:: Supplied information ::
━━━━━━━━━━━━━━━━━━━━
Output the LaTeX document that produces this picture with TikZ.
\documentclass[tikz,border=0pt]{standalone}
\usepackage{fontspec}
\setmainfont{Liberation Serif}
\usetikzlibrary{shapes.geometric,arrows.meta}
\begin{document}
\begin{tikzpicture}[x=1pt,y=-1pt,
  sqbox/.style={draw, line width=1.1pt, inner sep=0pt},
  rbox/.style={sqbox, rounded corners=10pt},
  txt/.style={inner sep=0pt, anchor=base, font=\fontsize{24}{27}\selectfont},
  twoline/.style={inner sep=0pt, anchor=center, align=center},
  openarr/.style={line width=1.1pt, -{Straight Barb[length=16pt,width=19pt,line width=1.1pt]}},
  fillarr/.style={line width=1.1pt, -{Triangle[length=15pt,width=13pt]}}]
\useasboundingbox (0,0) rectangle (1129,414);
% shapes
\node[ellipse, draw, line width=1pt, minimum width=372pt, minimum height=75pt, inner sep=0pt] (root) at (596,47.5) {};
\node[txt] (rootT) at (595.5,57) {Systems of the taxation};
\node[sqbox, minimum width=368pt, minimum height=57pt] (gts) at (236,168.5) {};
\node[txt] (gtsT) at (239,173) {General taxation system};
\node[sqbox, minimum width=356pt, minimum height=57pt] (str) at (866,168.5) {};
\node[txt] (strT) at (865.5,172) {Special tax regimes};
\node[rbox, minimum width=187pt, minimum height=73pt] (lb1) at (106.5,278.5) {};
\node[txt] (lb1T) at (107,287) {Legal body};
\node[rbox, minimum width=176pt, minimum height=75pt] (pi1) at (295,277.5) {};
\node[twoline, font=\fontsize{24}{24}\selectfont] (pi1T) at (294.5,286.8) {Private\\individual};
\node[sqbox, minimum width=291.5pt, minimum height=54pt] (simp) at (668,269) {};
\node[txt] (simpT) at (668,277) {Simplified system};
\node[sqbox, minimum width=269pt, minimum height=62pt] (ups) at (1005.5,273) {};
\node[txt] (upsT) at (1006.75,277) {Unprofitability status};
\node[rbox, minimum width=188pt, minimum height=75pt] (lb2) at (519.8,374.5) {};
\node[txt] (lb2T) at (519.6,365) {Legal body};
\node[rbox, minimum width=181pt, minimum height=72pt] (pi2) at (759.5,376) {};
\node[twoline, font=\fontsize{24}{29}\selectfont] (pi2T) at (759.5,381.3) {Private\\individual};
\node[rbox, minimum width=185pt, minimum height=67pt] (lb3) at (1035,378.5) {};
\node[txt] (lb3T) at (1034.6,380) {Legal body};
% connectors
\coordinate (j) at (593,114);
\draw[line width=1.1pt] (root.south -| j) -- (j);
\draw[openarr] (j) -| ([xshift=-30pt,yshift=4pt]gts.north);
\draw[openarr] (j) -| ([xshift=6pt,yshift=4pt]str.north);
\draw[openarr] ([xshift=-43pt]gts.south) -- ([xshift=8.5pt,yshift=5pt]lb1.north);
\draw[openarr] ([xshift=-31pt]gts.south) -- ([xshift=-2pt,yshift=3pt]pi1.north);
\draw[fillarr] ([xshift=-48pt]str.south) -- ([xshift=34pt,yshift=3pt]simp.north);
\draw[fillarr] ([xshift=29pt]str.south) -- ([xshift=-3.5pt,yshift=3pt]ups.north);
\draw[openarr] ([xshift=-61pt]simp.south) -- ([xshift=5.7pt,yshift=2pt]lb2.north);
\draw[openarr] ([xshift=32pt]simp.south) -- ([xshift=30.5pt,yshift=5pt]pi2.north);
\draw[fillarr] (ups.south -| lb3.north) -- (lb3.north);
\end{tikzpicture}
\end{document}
━━━━━━━━━━━━━━━━━━━━
:: What this task involves ::
Reproduce the listing above verbatim, from first line to last.

:: Complete output ::
Output the LaTeX document that produces this picture with TikZ.
\documentclass[tikz,border=0pt]{standalone}
\usepackage{fontspec}
\setmainfont{Liberation Serif}
\usetikzlibrary{shapes.geometric,arrows.meta}
\begin{document}
\begin{tikzpicture}[x=1pt,y=-1pt,
  sqbox/.style={draw, line width=1.1pt, inner sep=0pt},
  rbox/.style={sqbox, rounded corners=10pt},
  txt/.style={inner sep=0pt, anchor=base, font=\fontsize{24}{27}\selectfont},
  twoline/.style={inner sep=0pt, anchor=center, align=center},
  openarr/.style={line width=1.1pt, -{Straight Barb[length=16pt,width=19pt,line width=1.1pt]}},
  fillarr/.style={line width=1.1pt, -{Triangle[length=15pt,width=13pt]}}]
\useasboundingbox (0,0) rectangle (1129,414);
% shapes
\node[ellipse, draw, line width=1pt, minimum width=372pt, minimum height=75pt, inner sep=0pt] (root) at (596,47.5) {};
\node[txt] (rootT) at (595.5,57) {Systems of the taxation};
\node[sqbox, minimum width=368pt, minimum height=57pt] (gts) at (236,168.5) {};
\node[txt] (gtsT) at (239,173) {General taxation system};
\node[sqbox, minimum width=356pt, minimum height=57pt] (str) at (866,168.5) {};
\node[txt] (strT) at (865.5,172) {Special tax regimes};
\node[rbox, minimum width=187pt, minimum height=73pt] (lb1) at (106.5,278.5) {};
\node[txt] (lb1T) at (107,287) {Legal body};
\node[rbox, minimum width=176pt, minimum height=75pt] (pi1) at (295,277.5) {};
\node[twoline, font=\fontsize{24}{24}\selectfont] (pi1T) at (294.5,286.8) {Private\\individual};
\node[sqbox, minimum width=291.5pt, minimum height=54pt] (simp) at (668,269) {};
\node[txt] (simpT) at (668,277) {Simplified system};
\node[sqbox, minimum width=269pt, minimum height=62pt] (ups) at (1005.5,273) {};
\node[txt] (upsT) at (1006.75,277) {Unprofitability status};
\node[rbox, minimum width=188pt, minimum height=75pt] (lb2) at (519.8,374.5) {};
\node[txt] (lb2T) at (519.6,365) {Legal body};
\node[rbox, minimum width=181pt, minimum height=72pt] (pi2) at (759.5,376) {};
\node[twoline, font=\fontsize{24}{29}\selectfont] (pi2T) at (759.5,381.3) {Private\\individual};
\node[rbox, minimum width=185pt, minimum height=67pt] (lb3) at (1035,378.5) {};
\node[txt] (lb3T) at (1034.6,380) {Legal body};
% connectors
\coordinate (j) at (593,114);
\draw[line width=1.1pt] (root.south -| j) -- (j);
\draw[openarr] (j) -| ([xshift=-30pt,yshift=4pt]gts.north);
\draw[openarr] (j) -| ([xshift=6pt,yshift=4pt]str.north);
\draw[openarr] ([xshift=-43pt]gts.south) -- ([xshift=8.5pt,yshift=5pt]lb1.north);
\draw[openarr] ([xshift=-31pt]gts.south) -- ([xshift=-2pt,yshift=3pt]pi1.north);
\draw[fillarr] ([xshift=-48pt]str.south) -- ([xshift=34pt,yshift=3pt]simp.north);
\draw[fillarr] ([xshift=29pt]str.south) -- ([xshift=-3.5pt,yshift=3pt]ups.north);
\draw[openarr] ([xshift=-61pt]simp.south) -- ([xshift=5.7pt,yshift=2pt]lb2.north);
\draw[openarr] ([xshift=32pt]simp.south) -- ([xshift=30.5pt,yshift=5pt]pi2.north);
\draw[fillarr] (ups.south -| lb3.north) -- (lb3.north);
\end{tikzpicture}
\end{document}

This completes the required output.